Mary Hannah Dickson was born in East Melbourne in 1884. She was known as May from an early age. Her father was native born and her mother Scottish. She studied piano with her mother, then at Stratherne Girls' School, Hawthorn, and later with Mona McBurney and the singer Alice Rebotarro.
In 1903 she married Frederick Brahe, the couple had two sons and a daughter. By 1910 she was playing in a trio with George W. L. Marshall-Hall, and accompanying singers. In 1912 she left for London to establish herself as a composer, leaving her children behind. Her first success was the 1915 song "Down Here," beginning "It's Quiet Down Here" with lyrics by P.J. O'Reilly. In 1914 she returned to Australia, but only for long enough to bring her family back to England.
Brahe published under her married name and nine pseudonyms. This allowed more frequent publication, as publishers were reluctant to publish more than four of her songs in a year.[4] The names she composed under included: Mervyn Banks, Mary Hannah Brahe, Donald Crichton, Stanley Dickson, Alison Dodd, Stanton Douglas, Eric Faulkner, Wilbur B. Fox, Henry Lovell, Mary Hanna Morgan, and George Pointer.[5]
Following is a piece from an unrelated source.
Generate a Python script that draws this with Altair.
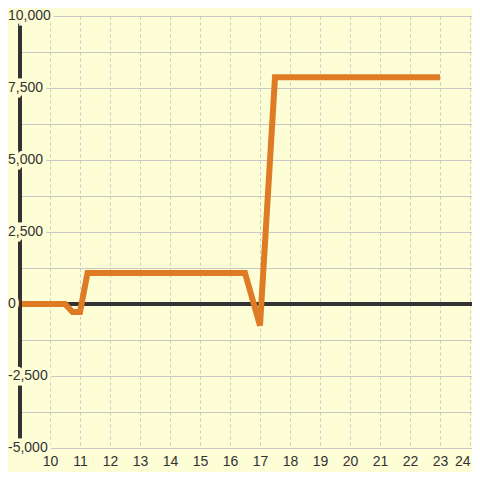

In 1919 her husband was killed in a motor accident. In 1922, in London, she married George Albert Morgan, an Australian-born actor. When her publisher was taken over by Boosey & Hawkes in 1925, she became one of their few composers on an annual retainer. In the next 18 years she published 400 compositions, mainly ballads. Dame Nellie Melba, Peter Dawson, John Charles Thomas[6] and other singers recorded her songs, many of which were chosen as items for school concerts in the United Kingdom, Australia and the United States.
She made settings of poems by William Blake, Robert Browning, Robert Herrick, Walter de la Mare, Dorothea Mackellar and living lyricists such as Helen Taylor, Madge Dickson (her sister), and P. J. O'Reilly. Helen Taylor was her most frequent collaborator, including "Bless This House" (1927). This simple song became world-famous in recordings by singers such as John McCormack, Peter Dawson, Jan Peerce, Beniamino Gigli[1] and Josef Locke,[7] through to Vera Lynn, Doris Day and Perry Como, and continues its popularity in the present day, with recordings by Benjamin Luxon, Leontyne Price, Lesley Garrett and Bryn Terfel.[2]
She wrote musical comedies, including Castles in Spain, with a libretto by Sydney and Muriel Box. She returned to Australia in 1939 and lived in semi-retirement. She lived comfortably from song royalties.[4] She died at Bellevue Hill, New South Wales in 1956; she was survived by two sons and a daughter of her first marriage and a son of her second.
In 2018, it was revealed that her daughter Marita, under her married surname Perigoe, had spent the Second World War in London believing that she was a Nazi spy. Perigoe had in fact been duped by an agent of MI5 in what was known as the Fifth Column operation.[8]